Start INFORMATION SUPPLIED
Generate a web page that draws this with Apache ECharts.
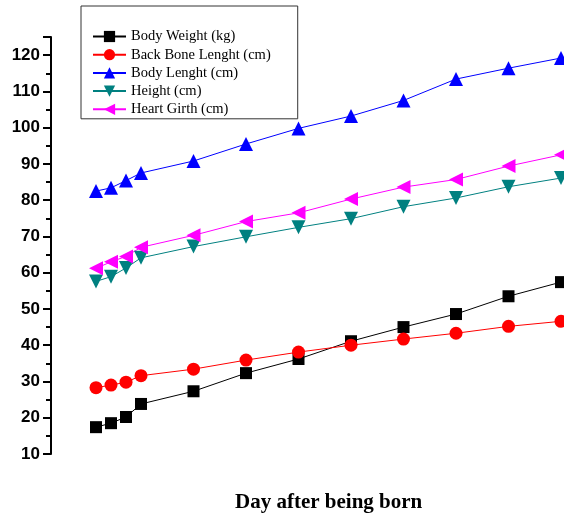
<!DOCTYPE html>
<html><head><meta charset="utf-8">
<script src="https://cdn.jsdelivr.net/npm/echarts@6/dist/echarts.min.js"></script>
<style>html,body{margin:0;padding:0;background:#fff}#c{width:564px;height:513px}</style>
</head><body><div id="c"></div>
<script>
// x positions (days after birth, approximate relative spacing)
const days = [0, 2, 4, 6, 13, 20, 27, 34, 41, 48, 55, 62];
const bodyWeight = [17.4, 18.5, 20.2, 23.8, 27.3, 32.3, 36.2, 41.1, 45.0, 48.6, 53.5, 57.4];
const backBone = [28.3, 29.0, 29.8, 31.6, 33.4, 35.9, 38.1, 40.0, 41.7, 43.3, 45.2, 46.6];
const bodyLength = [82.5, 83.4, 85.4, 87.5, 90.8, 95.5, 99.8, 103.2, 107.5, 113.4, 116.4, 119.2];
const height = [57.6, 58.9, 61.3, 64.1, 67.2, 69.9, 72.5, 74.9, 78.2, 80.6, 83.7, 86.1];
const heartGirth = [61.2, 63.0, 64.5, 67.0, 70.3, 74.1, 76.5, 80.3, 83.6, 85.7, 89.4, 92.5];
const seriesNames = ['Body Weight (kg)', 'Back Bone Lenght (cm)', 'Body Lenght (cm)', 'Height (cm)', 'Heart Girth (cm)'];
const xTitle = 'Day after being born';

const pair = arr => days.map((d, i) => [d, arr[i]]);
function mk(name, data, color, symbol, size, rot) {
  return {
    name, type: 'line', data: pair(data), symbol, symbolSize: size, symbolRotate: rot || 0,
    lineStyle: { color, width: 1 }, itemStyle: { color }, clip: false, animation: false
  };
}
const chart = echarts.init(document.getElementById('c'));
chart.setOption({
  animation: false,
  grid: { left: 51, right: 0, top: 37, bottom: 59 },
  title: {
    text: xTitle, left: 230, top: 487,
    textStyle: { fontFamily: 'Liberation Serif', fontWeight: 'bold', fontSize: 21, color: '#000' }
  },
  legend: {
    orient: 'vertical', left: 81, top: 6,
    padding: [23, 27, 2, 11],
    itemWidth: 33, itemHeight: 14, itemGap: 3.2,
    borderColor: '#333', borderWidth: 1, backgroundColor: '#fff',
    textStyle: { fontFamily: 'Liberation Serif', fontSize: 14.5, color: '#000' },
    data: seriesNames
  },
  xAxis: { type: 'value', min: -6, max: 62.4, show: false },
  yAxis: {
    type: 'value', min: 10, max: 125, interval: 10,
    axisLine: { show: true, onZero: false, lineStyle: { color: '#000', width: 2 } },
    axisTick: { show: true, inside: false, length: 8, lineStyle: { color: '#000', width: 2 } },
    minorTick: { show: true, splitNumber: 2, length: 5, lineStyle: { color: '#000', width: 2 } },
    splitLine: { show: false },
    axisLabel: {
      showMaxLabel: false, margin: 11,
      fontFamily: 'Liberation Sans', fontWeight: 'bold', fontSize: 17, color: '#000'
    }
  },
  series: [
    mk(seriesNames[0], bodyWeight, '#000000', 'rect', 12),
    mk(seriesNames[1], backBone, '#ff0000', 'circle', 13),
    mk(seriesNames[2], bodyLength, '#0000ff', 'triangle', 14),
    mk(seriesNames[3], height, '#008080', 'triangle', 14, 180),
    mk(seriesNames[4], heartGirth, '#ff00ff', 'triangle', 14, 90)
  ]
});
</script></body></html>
End INFORMATION SUPPLIED
■ TASK PROMPT: Leave the images out and output the remaining material exactly as it stands.

■ SOLUTION:
Generate a web page that draws this with Apache ECharts.
<!DOCTYPE html>
<html><head><meta charset="utf-8">
<script src="https://cdn.jsdelivr.net/npm/echarts@6/dist/echarts.min.js"></script>
<style>html,body{margin:0;padding:0;background:#fff}#c{width:564px;height:513px}</style>
</head><body><div id="c"></div>
<script>
// x positions (days after birth, approximate relative spacing)
const days = [0, 2, 4, 6, 13, 20, 27, 34, 41, 48, 55, 62];
const bodyWeight = [17.4, 18.5, 20.2, 23.8, 27.3, 32.3, 36.2, 41.1, 45.0, 48.6, 53.5, 57.4];
const backBone = [28.3, 29.0, 29.8, 31.6, 33.4, 35.9, 38.1, 40.0, 41.7, 43.3, 45.2, 46.6];
const bodyLength = [82.5, 83.4, 85.4, 87.5, 90.8, 95.5, 99.8, 103.2, 107.5, 113.4, 116.4, 119.2];
const height = [57.6, 58.9, 61.3, 64.1, 67.2, 69.9, 72.5, 74.9, 78.2, 80.6, 83.7, 86.1];
const heartGirth = [61.2, 63.0, 64.5, 67.0, 70.3, 74.1, 76.5, 80.3, 83.6, 85.7, 89.4, 92.5];
const seriesNames = ['Body Weight (kg)', 'Back Bone Lenght (cm)', 'Body Lenght (cm)', 'Height (cm)', 'Heart Girth (cm)'];
const xTitle = 'Day after being born';

const pair = arr => days.map((d, i) => [d, arr[i]]);
function mk(name, data, color, symbol, size, rot) {
  return {
    name, type: 'line', data: pair(data), symbol, symbolSize: size, symbolRotate: rot || 0,
    lineStyle: { color, width: 1 }, itemStyle: { color }, clip: false, animation: false
  };
}
const chart = echarts.init(document.getElementById('c'));
chart.setOption({
  animation: false,
  grid: { left: 51, right: 0, top: 37, bottom: 59 },
  title: {
    text: xTitle, left: 230, top: 487,
    textStyle: { fontFamily: 'Liberation Serif', fontWeight: 'bold', fontSize: 21, color: '#000' }
  },
  legend: {
    orient: 'vertical', left: 81, top: 6,
    padding: [23, 27, 2, 11],
    itemWidth: 33, itemHeight: 14, itemGap: 3.2,
    borderColor: '#333', borderWidth: 1, backgroundColor: '#fff',
    textStyle: { fontFamily: 'Liberation Serif', fontSize: 14.5, color: '#000' },
    data: seriesNames
  },
  xAxis: { type: 'value', min: -6, max: 62.4, show: false },
  yAxis: {
    type: 'value', min: 10, max: 125, interval: 10,
    axisLine: { show: true, onZero: false, lineStyle: { color: '#000', width: 2 } },
    axisTick: { show: true, inside: false, length: 8, lineStyle: { color: '#000', width: 2 } },
    minorTick: { show: true, splitNumber: 2, length: 5, lineStyle: { color: '#000', width: 2 } },
    splitLine: { show: false },
    axisLabel: {
      showMaxLabel: false, margin: 11,
      fontFamily: 'Liberation Sans', fontWeight: 'bold', fontSize: 17, color: '#000'
    }
  },
  series: [
    mk(seriesNames[0], bodyWeight, '#000000', 'rect', 12),
    mk(seriesNames[1], backBone, '#ff0000', 'circle', 13),
    mk(seriesNames[2], bodyLength, '#0000ff', 'triangle', 14),
    mk(seriesNames[3], height, '#008080', 'triangle', 14, 180),
    mk(seriesNames[4], heartGirth, '#ff00ff', 'triangle', 14, 90)
  ]
});
</script></body></html>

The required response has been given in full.